Potty training is so individual. My approach is that using the toilet is such an intimate part of a person’s life (like getting a diaper changed), that I handle it with the deepest respect. I try to make the child comfortable. Like diapering, nothing you do should feel distressful. Keep it light-hearted and joyful. Make lots of soothing comments, such as “it’s okay.” Share stories of other people you know who started using a potty, or share a story of yourself if you have one. I always have the story of my grandsons ages three and one. The three-year-old did NOT want to use the potty. But my daughter tried to get him to anyway. The younger brother had this attitude of, “oh, is that what we’re doing now?” and he potty-trained himself at age one, by observing his mom and brother. Isn’t that funny? But then, he’s an all-together different child. It does show that exposure helps, and suggesting, and making a potty available, and knowing it will happen eventually.
For some, it goes quickly, for others more slowly. For some, it will be early, and for others, it will be late.

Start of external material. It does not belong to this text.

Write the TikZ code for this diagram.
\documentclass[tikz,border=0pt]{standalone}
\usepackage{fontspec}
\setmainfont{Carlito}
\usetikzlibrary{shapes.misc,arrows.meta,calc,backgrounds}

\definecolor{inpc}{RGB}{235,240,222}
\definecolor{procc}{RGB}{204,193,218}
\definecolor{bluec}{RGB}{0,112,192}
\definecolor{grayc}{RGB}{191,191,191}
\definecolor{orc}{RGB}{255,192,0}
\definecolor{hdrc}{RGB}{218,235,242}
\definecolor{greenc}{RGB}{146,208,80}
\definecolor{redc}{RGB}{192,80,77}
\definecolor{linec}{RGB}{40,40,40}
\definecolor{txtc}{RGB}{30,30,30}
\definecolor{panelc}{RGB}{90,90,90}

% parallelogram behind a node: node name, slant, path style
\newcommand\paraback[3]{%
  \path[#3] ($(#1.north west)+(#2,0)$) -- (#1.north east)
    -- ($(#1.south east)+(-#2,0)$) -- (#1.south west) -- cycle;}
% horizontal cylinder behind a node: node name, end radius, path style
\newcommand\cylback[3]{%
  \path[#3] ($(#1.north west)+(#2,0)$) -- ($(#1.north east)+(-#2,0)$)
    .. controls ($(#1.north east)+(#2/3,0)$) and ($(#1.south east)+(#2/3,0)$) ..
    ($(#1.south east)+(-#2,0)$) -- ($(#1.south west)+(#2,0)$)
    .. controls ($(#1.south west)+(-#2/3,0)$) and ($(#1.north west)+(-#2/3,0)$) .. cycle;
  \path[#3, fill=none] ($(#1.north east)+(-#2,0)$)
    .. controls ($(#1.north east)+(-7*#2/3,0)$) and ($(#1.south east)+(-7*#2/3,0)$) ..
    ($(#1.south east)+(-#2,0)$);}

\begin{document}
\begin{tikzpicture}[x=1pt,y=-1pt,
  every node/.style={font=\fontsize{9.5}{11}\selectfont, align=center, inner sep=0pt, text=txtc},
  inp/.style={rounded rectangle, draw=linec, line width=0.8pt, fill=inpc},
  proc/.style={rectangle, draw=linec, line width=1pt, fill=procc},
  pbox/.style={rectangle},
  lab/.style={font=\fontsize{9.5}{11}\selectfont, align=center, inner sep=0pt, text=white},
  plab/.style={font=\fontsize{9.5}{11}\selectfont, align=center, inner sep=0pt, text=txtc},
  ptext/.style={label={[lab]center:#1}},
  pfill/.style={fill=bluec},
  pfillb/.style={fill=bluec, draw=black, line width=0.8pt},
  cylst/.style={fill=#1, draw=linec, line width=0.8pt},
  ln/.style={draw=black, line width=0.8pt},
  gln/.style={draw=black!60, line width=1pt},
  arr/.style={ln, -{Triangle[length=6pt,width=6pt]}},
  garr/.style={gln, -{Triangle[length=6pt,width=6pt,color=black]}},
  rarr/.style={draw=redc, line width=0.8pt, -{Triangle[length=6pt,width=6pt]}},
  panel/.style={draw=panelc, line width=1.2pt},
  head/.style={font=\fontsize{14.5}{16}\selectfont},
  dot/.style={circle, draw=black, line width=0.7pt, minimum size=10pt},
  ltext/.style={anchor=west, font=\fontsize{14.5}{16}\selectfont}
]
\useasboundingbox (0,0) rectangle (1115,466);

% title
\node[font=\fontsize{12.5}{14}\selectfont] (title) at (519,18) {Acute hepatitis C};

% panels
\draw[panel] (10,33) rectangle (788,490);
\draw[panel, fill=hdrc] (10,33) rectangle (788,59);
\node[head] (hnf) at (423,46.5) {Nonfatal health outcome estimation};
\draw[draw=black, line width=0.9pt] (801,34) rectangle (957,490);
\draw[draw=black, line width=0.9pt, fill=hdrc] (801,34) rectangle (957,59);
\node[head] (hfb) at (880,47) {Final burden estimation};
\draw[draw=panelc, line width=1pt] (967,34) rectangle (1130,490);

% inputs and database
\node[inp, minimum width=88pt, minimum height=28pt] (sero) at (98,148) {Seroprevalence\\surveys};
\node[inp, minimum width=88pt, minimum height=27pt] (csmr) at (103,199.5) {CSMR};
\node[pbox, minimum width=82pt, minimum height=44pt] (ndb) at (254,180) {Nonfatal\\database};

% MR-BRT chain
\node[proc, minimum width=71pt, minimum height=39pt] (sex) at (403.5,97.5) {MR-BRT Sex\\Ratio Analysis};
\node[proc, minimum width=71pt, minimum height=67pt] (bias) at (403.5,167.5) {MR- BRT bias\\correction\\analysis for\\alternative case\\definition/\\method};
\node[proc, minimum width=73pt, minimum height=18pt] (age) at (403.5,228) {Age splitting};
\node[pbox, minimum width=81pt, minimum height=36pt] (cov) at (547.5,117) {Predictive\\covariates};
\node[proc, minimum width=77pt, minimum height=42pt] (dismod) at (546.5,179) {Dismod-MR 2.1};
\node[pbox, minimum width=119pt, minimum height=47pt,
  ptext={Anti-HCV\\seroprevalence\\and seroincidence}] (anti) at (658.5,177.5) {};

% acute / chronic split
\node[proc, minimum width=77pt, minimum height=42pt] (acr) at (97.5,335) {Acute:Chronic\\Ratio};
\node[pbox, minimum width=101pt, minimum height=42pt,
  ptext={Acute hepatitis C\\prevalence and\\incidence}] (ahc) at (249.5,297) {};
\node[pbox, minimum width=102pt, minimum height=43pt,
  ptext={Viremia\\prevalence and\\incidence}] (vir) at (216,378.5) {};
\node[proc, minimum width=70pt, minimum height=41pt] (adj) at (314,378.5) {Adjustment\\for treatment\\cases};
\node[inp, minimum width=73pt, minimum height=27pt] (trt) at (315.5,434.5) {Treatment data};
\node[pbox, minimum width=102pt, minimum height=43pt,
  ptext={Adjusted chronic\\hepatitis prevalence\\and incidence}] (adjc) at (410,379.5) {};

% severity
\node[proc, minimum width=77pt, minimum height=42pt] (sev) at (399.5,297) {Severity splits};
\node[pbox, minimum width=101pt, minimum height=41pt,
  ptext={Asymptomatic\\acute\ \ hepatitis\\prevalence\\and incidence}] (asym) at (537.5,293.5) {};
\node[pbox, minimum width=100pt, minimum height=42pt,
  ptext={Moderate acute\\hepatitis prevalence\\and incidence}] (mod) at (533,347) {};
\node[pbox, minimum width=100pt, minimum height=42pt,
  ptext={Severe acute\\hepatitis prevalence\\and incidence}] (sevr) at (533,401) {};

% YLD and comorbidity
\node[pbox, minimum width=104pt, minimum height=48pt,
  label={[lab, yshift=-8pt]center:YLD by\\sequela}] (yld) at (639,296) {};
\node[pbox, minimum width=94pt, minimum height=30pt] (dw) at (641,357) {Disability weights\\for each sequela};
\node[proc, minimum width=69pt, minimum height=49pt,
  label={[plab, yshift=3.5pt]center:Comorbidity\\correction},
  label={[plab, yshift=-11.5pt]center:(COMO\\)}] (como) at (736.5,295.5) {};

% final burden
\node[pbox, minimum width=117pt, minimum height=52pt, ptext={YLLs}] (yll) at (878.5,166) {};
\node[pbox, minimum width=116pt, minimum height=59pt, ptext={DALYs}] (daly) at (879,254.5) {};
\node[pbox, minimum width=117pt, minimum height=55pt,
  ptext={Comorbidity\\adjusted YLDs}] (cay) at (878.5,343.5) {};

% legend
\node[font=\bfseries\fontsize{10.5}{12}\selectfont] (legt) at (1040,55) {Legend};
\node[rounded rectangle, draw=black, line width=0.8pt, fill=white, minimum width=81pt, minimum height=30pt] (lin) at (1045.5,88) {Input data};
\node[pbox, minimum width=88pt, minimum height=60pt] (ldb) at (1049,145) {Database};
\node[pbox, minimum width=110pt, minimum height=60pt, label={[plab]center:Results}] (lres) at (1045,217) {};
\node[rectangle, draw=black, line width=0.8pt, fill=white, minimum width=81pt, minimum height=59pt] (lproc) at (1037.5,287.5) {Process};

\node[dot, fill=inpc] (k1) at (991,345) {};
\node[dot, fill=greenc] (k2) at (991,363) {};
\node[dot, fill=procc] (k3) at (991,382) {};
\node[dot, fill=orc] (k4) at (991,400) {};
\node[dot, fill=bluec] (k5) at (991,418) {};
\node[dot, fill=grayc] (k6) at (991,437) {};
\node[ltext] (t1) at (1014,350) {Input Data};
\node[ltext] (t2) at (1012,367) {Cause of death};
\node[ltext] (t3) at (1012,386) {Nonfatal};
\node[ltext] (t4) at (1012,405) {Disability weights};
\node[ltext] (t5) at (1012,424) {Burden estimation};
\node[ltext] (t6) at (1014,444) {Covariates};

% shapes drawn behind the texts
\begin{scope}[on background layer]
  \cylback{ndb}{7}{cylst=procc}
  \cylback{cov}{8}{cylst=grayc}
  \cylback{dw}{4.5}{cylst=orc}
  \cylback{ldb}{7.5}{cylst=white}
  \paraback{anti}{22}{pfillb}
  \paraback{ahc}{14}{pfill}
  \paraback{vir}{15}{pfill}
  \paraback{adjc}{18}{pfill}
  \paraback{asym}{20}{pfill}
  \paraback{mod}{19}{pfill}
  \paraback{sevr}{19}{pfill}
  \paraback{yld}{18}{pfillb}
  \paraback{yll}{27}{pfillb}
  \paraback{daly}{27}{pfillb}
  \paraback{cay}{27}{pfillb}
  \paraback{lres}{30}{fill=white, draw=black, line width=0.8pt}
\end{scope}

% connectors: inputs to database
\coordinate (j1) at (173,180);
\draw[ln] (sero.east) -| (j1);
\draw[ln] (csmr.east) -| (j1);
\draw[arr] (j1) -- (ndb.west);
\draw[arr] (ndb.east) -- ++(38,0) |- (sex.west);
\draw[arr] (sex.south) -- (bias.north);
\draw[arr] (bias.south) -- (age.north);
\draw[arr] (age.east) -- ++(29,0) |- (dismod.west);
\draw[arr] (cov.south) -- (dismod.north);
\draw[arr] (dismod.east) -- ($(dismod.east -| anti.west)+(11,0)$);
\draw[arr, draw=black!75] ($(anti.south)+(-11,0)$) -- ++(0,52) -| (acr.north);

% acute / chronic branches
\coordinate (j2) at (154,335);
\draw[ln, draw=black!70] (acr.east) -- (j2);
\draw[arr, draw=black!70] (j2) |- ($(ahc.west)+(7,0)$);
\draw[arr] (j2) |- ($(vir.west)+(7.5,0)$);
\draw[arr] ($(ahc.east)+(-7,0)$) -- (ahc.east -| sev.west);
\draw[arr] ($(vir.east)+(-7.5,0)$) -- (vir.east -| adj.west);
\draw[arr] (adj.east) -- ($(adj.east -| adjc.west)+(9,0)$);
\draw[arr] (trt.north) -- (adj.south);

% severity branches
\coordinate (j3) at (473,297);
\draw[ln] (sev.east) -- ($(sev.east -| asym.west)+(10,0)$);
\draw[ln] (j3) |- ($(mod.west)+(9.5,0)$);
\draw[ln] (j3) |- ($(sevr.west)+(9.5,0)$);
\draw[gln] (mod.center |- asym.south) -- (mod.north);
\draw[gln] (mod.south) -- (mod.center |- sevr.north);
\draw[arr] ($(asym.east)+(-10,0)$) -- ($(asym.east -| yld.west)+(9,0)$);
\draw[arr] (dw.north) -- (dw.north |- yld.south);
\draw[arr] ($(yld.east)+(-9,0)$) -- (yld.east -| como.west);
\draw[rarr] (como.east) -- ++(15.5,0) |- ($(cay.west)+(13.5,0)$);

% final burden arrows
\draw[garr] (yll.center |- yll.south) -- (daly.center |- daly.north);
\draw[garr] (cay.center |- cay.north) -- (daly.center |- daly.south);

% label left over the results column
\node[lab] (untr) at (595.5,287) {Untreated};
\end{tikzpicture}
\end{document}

You could tell your child the story about a child who would only use a blue potty and another child who would only use a green one. Imagine that! You could ask your child what their favorite potty would look like. If your child doesn’t like their potty, try to get to the bottom of why. I had one student who learned to use an adult toilet by sitting on it, facing the rear, where he could hold on to the tank and lean forward. It was more secure. (I decided I wished all boys were trained that way.) Some children learn best outdoors with their diaper off. Another of my young grandsons won’t pee outdoors. I told him “tree pee, best pee,” but he doesn’t care.